=== Objective ===
Your task is to copy the listing exactly. Drop any pictures from the copy.

=== Given data ===
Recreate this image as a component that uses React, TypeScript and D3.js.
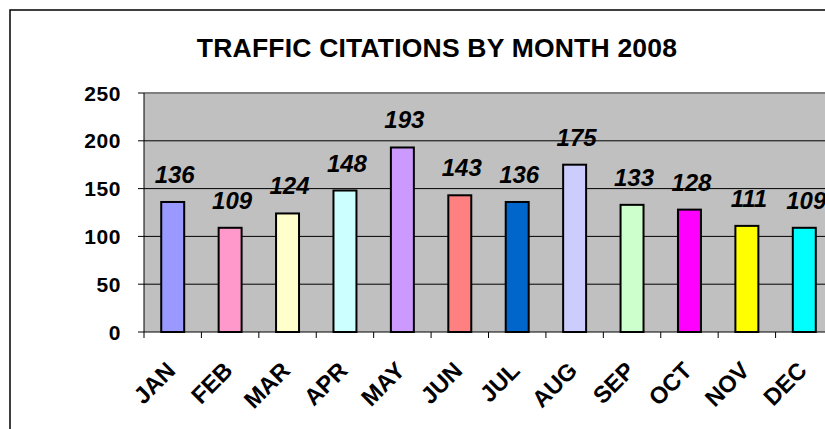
import React from "react";
import * as d3 from "d3";

const months = ["JAN", "FEB", "MAR", "APR", "MAY", "JUN", "JUL", "AUG", "SEP", "OCT", "NOV", "DEC"];
const citations = [136, 109, 124, 148, 193, 143, 136, 175, 133, 128, 111, 109];
const barColors = ["#9999FF", "#FF99CC", "#FFFFCC", "#CCFFFF", "#CC99FF", "#FF8080", "#0066CC", "#CCCCFF", "#CCFFCC", "#FF00FF", "#FFFF00", "#00FFFF"];
const yTicks = [0, 50, 100, 150, 200, 250];
const title = "TRAFFIC CITATIONS BY MONTH 2008";

const W = 825;
const H = 429;
const plot = { left: 144, right: 833, top: 93, bottom: 332 };
const FONT = "Arial, 'Liberation Sans', sans-serif";

export default function App() {
  const x = d3
    .scaleBand<string>()
    .domain(months)
    .range([plot.left, plot.right])
    .paddingInner(0.6)
    .paddingOuter(0.3);
  const y = d3.scaleLinear().domain([0, 250]).range([plot.bottom, plot.top]);
  const step = x.step();
  const boundaries = d3.range(months.length + 1).map((i) => plot.left + i * step);

  return (
    <svg
      width={W}
      height={H}
      style={{ position: "fixed", left: 0, top: 0, background: "#fff" }}
    >
      <rect x={0} y={0} width={W} height={H} fill="#fff" />
      {/* chart border */}
      <rect x={10} y={10} width={W + 20} height={H + 20} fill="none" stroke="#000" strokeWidth={1.5} />
      {/* title */}
      <text x={437} y={57} textAnchor="middle" fontFamily={FONT} fontWeight="bold" fontSize={26.5} letterSpacing={0.2}>
        {title}
      </text>
      {/* plot background */}
      <rect
        x={plot.left}
        y={plot.top}
        width={plot.right - plot.left}
        height={plot.bottom - plot.top}
        fill="#C0C0C0"
      />
      <line x1={plot.left} x2={plot.right} y1={plot.top} y2={plot.top} stroke="#808080" strokeWidth={2} />
      {/* gridlines */}
      {yTicks
        .filter((t) => t > 0 && t < 250)
        .map((t) => (
          <line key={"g" + t} x1={plot.left} x2={plot.right} y1={y(t)} y2={y(t)} stroke="#000" strokeWidth={1} />
        ))}
      {/* y axis */}
      <line x1={plot.left} x2={plot.left} y1={plot.top} y2={plot.bottom} stroke="#000" strokeWidth={1} />
      {yTicks.map((t) => (
        <g key={"y" + t}>
          <line x1={plot.left - 6} x2={plot.left} y1={y(t)} y2={y(t)} stroke="#000" strokeWidth={1} />
          <text
            x={121}
            y={y(t)}
            dy="0.36em"
            textAnchor="end"
            fontFamily={FONT}
            fontWeight="bold"
            fontSize={21}
            letterSpacing={0.6}
          >
            {t}
          </text>
        </g>
      ))}
      {/* bars */}
      {months.map((m, i) => (
        <rect
          key={"b" + m}
          x={x(m)}
          y={y(citations[i])}
          width={x.bandwidth()}
          height={y(0) - y(citations[i])}
          fill={barColors[i]}
          stroke="#000"
          strokeWidth={2}
        />
      ))}
      {/* data labels */}
      {months.map((m, i) => (
        <text
          key={"d" + m}
          x={(x(m) as number) + x.bandwidth() / 2 + 2}
          y={y(citations[i]) - 19}
          textAnchor="middle"
          fontFamily={FONT}
          fontWeight="bold"
          fontStyle="italic"
          fontSize={24}
        >
          {citations[i]}
        </text>
      ))}
      {/* x axis */}
      <line x1={plot.left} x2={plot.right} y1={plot.bottom} y2={plot.bottom} stroke="#000" strokeWidth={1} />
      {boundaries.map((bx, i) => (
        <line key={"t" + i} x1={bx} x2={bx} y1={plot.bottom} y2={plot.bottom + 6} stroke="#000" strokeWidth={1} />
      ))}
      {months.map((m) => {
        const cx = (x(m) as number) + x.bandwidth() / 2;
        return (
          <text
            key={"x" + m}
            transform={`translate(${cx + 4},${plot.bottom + 40}) rotate(-45)`}
            textAnchor="end"
            fontFamily={FONT}
            fontWeight="bold"
            fontSize={23.5}
          >
            {m}
          </text>
        );
      })}
    </svg>
  );
}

=== Solution for this problem ===
Recreate this image as a component that uses React, TypeScript and D3.js.
import React from "react";
import * as d3 from "d3";

const months = ["JAN", "FEB", "MAR", "APR", "MAY", "JUN", "JUL", "AUG", "SEP", "OCT", "NOV", "DEC"];
const citations = [136, 109, 124, 148, 193, 143, 136, 175, 133, 128, 111, 109];
const barColors = ["#9999FF", "#FF99CC", "#FFFFCC", "#CCFFFF", "#CC99FF", "#FF8080", "#0066CC", "#CCCCFF", "#CCFFCC", "#FF00FF", "#FFFF00", "#00FFFF"];
const yTicks = [0, 50, 100, 150, 200, 250];
const title = "TRAFFIC CITATIONS BY MONTH 2008";

const W = 825;
const H = 429;
const plot = { left: 144, right: 833, top: 93, bottom: 332 };
const FONT = "Arial, 'Liberation Sans', sans-serif";

export default function App() {
  const x = d3
    .scaleBand<string>()
    .domain(months)
    .range([plot.left, plot.right])
    .paddingInner(0.6)
    .paddingOuter(0.3);
  const y = d3.scaleLinear().domain([0, 250]).range([plot.bottom, plot.top]);
  const step = x.step();
  const boundaries = d3.range(months.length + 1).map((i) => plot.left + i * step);

  return (
    <svg
      width={W}
      height={H}
      style={{ position: "fixed", left: 0, top: 0, background: "#fff" }}
    >
      <rect x={0} y={0} width={W} height={H} fill="#fff" />
      {/* chart border */}
      <rect x={10} y={10} width={W + 20} height={H + 20} fill="none" stroke="#000" strokeWidth={1.5} />
      {/* title */}
      <text x={437} y={57} textAnchor="middle" fontFamily={FONT} fontWeight="bold" fontSize={26.5} letterSpacing={0.2}>
        {title}
      </text>
      {/* plot background */}
      <rect
        x={plot.left}
        y={plot.top}
        width={plot.right - plot.left}
        height={plot.bottom - plot.top}
        fill="#C0C0C0"
      />
      <line x1={plot.left} x2={plot.right} y1={plot.top} y2={plot.top} stroke="#808080" strokeWidth={2} />
      {/* gridlines */}
      {yTicks
        .filter((t) => t > 0 && t < 250)
        .map((t) => (
          <line key={"g" + t} x1={plot.left} x2={plot.right} y1={y(t)} y2={y(t)} stroke="#000" strokeWidth={1} />
        ))}
      {/* y axis */}
      <line x1={plot.left} x2={plot.left} y1={plot.top} y2={plot.bottom} stroke="#000" strokeWidth={1} />
      {yTicks.map((t) => (
        <g key={"y" + t}>
          <line x1={plot.left - 6} x2={plot.left} y1={y(t)} y2={y(t)} stroke="#000" strokeWidth={1} />
          <text
            x={121}
            y={y(t)}
            dy="0.36em"
            textAnchor="end"
            fontFamily={FONT}
            fontWeight="bold"
            fontSize={21}
            letterSpacing={0.6}
          >
            {t}
          </text>
        </g>
      ))}
      {/* bars */}
      {months.map((m, i) => (
        <rect
          key={"b" + m}
          x={x(m)}
          y={y(citations[i])}
          width={x.bandwidth()}
          height={y(0) - y(citations[i])}
          fill={barColors[i]}
          stroke="#000"
          strokeWidth={2}
        />
      ))}
      {/* data labels */}
      {months.map((m, i) => (
        <text
          key={"d" + m}
          x={(x(m) as number) + x.bandwidth() / 2 + 2}
          y={y(citations[i]) - 19}
          textAnchor="middle"
          fontFamily={FONT}
          fontWeight="bold"
          fontStyle="italic"
          fontSize={24}
        >
          {citations[i]}
        </text>
      ))}
      {/* x axis */}
      <line x1={plot.left} x2={plot.right} y1={plot.bottom} y2={plot.bottom} stroke="#000" strokeWidth={1} />
      {boundaries.map((bx, i) => (
        <line key={"t" + i} x1={bx} x2={bx} y1={plot.bottom} y2={plot.bottom + 6} stroke="#000" strokeWidth={1} />
      ))}
      {months.map((m) => {
        const cx = (x(m) as number) + x.bandwidth() / 2;
        return (
          <text
            key={"x" + m}
            transform={`translate(${cx + 4},${plot.bottom + 40}) rotate(-45)`}
            textAnchor="end"
            fontFamily={FONT}
            fontWeight="bold"
            fontSize={23.5}
          >
            {m}
          </text>
        );
      })}
    </svg>
  );
}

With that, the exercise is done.